There are the lucky few that for whom going to work every day is a thing to be relished. For the majority of us, it’s a necessary chore that pays the bills and keeps the kids in new shoes…

The MD's joke went down like a fart in a crowded lift.

February is Heart Month, and the British Heart Foundation have revealed that over two-fifths of workers say their job has a negative impact on their health. 

The BHF survey shows that the pressures and stress caused from working life is responsible for any negative lifestyle choices, including eating a poor diet, not doing enough exercise and drinking and smoking more than they otherwise would. The charity is now calling for employers to encourage their workforce to spend at least 10 minutes a day improving their lifestyle for the remainder of Heart Month. 

The stats are stacked against health…

  • 34% of workers think they have put on weight due to their work, with 49% saying their job has driven them to eat more unhealthily
  • 43% say their work has caused them to exercise less than they would like
  • 22% say their job has led to them to drink more alcohol and almost one in ten say it’s been a trigger for smoking more
  • 60% of employees regularly do unpaid overtime, with 19% working more than five hours overtime a week. The pressures of work are leaving employees concerned about their long-term health with almost a third fearing it could lead to high blood pressure and over one in five a heart attack or heart condition.

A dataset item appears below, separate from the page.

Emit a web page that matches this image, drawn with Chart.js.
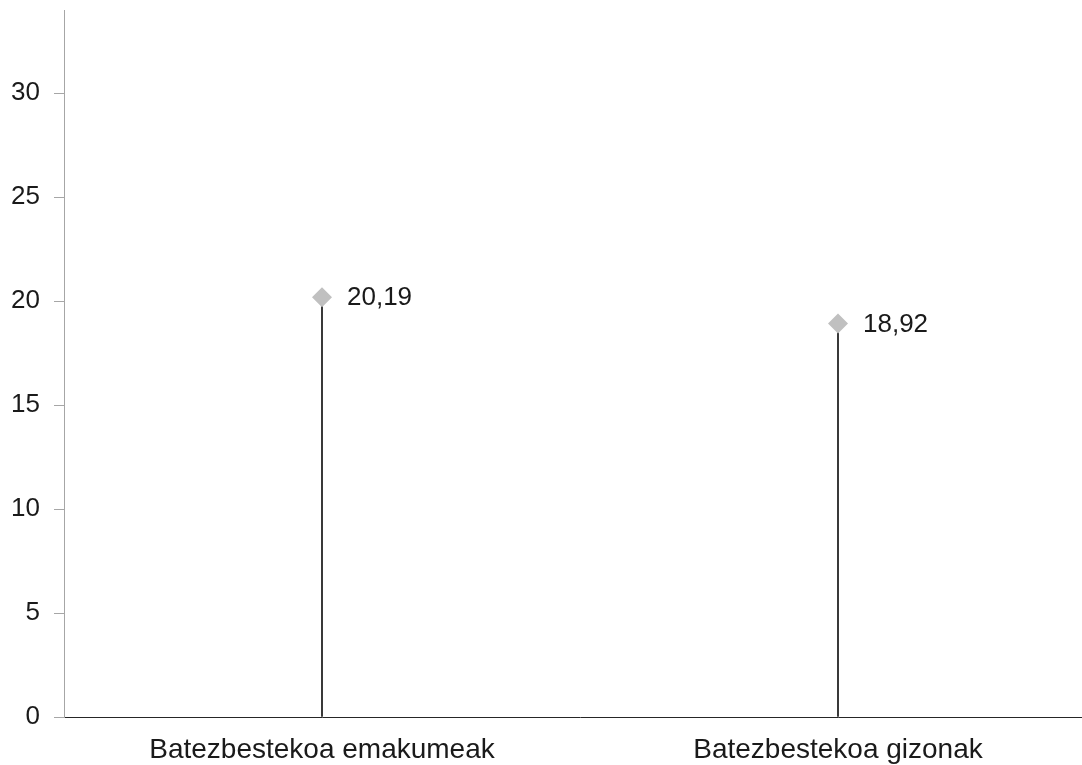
<!DOCTYPE html>
<html>
<head>
<meta charset="utf-8">
<script src="https://cdn.jsdelivr.net/npm/chart.js@4/dist/chart.umd.min.js"></script>
<style>
    html, body { margin: 0; padding: 0; background: #fff; overflow: hidden; }
    #wrap { width: 1106px; height: 765px; }
</style>
</head>
<body>
<div id="wrap"><canvas id="chart" width="1106" height="765"></canvas></div>
<script>
// Chart data
const categories = ['Batezbestekoa emakumeak', 'Batezbestekoa gizonak'];
const averages = [20.19, 18.92];
const yTicks = [0, 5, 10, 15, 20, 25, 30];
const yMax = 34;

const FONT = '"Liberation Sans", Arial, sans-serif';

// Value labels to the right of each diamond, Basque decimal comma
const valueLabels = {
    id: 'valueLabels',
    afterDatasetsDraw(chart) {
        const meta = chart.getDatasetMeta(1);
        const ctx = chart.ctx;
        ctx.save();
        ctx.font = '26px ' + FONT;
        ctx.fillStyle = '#1a1a1a';
        ctx.textAlign = 'left';
        ctx.textBaseline = 'middle';
        meta.data.forEach((pt, i) => {
            const txt = averages[i].toFixed(2).replace('.', ',');
            ctx.fillText(txt, pt.x + 25, pt.y + 1);
        });
        ctx.restore();
    }
};

new Chart(document.getElementById('chart'), {
    data: {
        labels: categories,
        datasets: [
            {
                // thin drop line from the axis up to the marker
                type: 'bar',
                data: averages,
                backgroundColor: '#111',
                barThickness: 1,
                order: 2
            },
            {
                type: 'line',
                data: averages,
                showLine: false,
                pointStyle: 'rectRot',
                pointRadius: 10,
                pointBackgroundColor: '#c0c0c0',
                pointBorderColor: '#c0c0c0',
                pointBorderWidth: 0,
                order: 1
            }
        ]
    },
    options: {
        responsive: false,
        animation: false,
        layout: { padding: { top: 10, left: 0, right: 0, bottom: 0 } },
        plugins: {
            legend: { display: false },
            tooltip: { enabled: false }
        },
        scales: {
            x: {
                type: 'category',
                offset: true,
                grid: { display: false, drawTicks: false },
                border: { display: true, color: '#262626', width: 1 },
                ticks: {
                    color: '#1a1a1a',
                    font: { family: FONT, size: 28 },
                    padding: 16,
                    maxRotation: 0,
                    autoSkip: false
                },
                afterFit(scale) {
                    scale.height = 48;
                    scale.paddingLeft = 0;
                    scale.paddingRight = 0;
                }
            },
            y: {
                min: 0,
                max: yMax,
                grid: {
                    drawOnChartArea: false,
                    drawTicks: true,
                    tickLength: 10,
                    tickColor: '#a6a6a6'
                },
                border: { display: true, color: '#a6a6a6', width: 1 },
                ticks: {
                    stepSize: 5,
                    color: '#1a1a1a',
                    font: { family: FONT, size: 26 },
                    padding: 14
                },
                afterBuildTicks(scale) {
                    scale.ticks = yTicks.map(v => ({ value: v }));
                },
                afterFit(scale) {
                    scale.width = 64;
                    scale.paddingTop = 0;
                    scale.paddingBottom = 0;
                }
            }
        }
    },
    plugins: [valueLabels]
});
</script>
</body>
</html>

Obesity, lack of physical activity and smoking all increase the risk of coronary heart disease – the nation’s single biggest killer. But the BHF says that employers encouraging their workforce to take as little as 10 minutes every day to improve their health at work can lead to significant benefits in employee heart health and productivity. Productivity loss as a result of heart and circulatory conditions is estimated to cost businesses £8billion a year. However research shows 82% of companies with employee wellness programs see reduced sickness absence and a 15% increase in output.

Lisa Young, Project Manager for the BHF’s Health at Work programme, said: “This survey is a stark reminder of just what happens when we don’t take our health at work seriously enough. Millions of people say they are smoking more, exercising less and putting on weight because they’re not considering the impact their job is having on their health and wellbeing.

“Behaviours like these can be extremely damaging, not just to your heart health but also to businesses. From working with over with 9,500 organisations we know that the payoffs of making health at work a top businesses priority are too great to ignore.Small steps can make a big difference to your health. This Heart Month we’re working with organisations across the UK to encourage employees to take 10 minutes every day to make positive changes which could have a life-long benefit to their health.”

The BHF’s Health at Work programme offers free expert advice to employers to help improve the health and productivity of their workforce. More than 9,500 organisations have already benefitted, helping their workers get active, eat well and reduce their stress.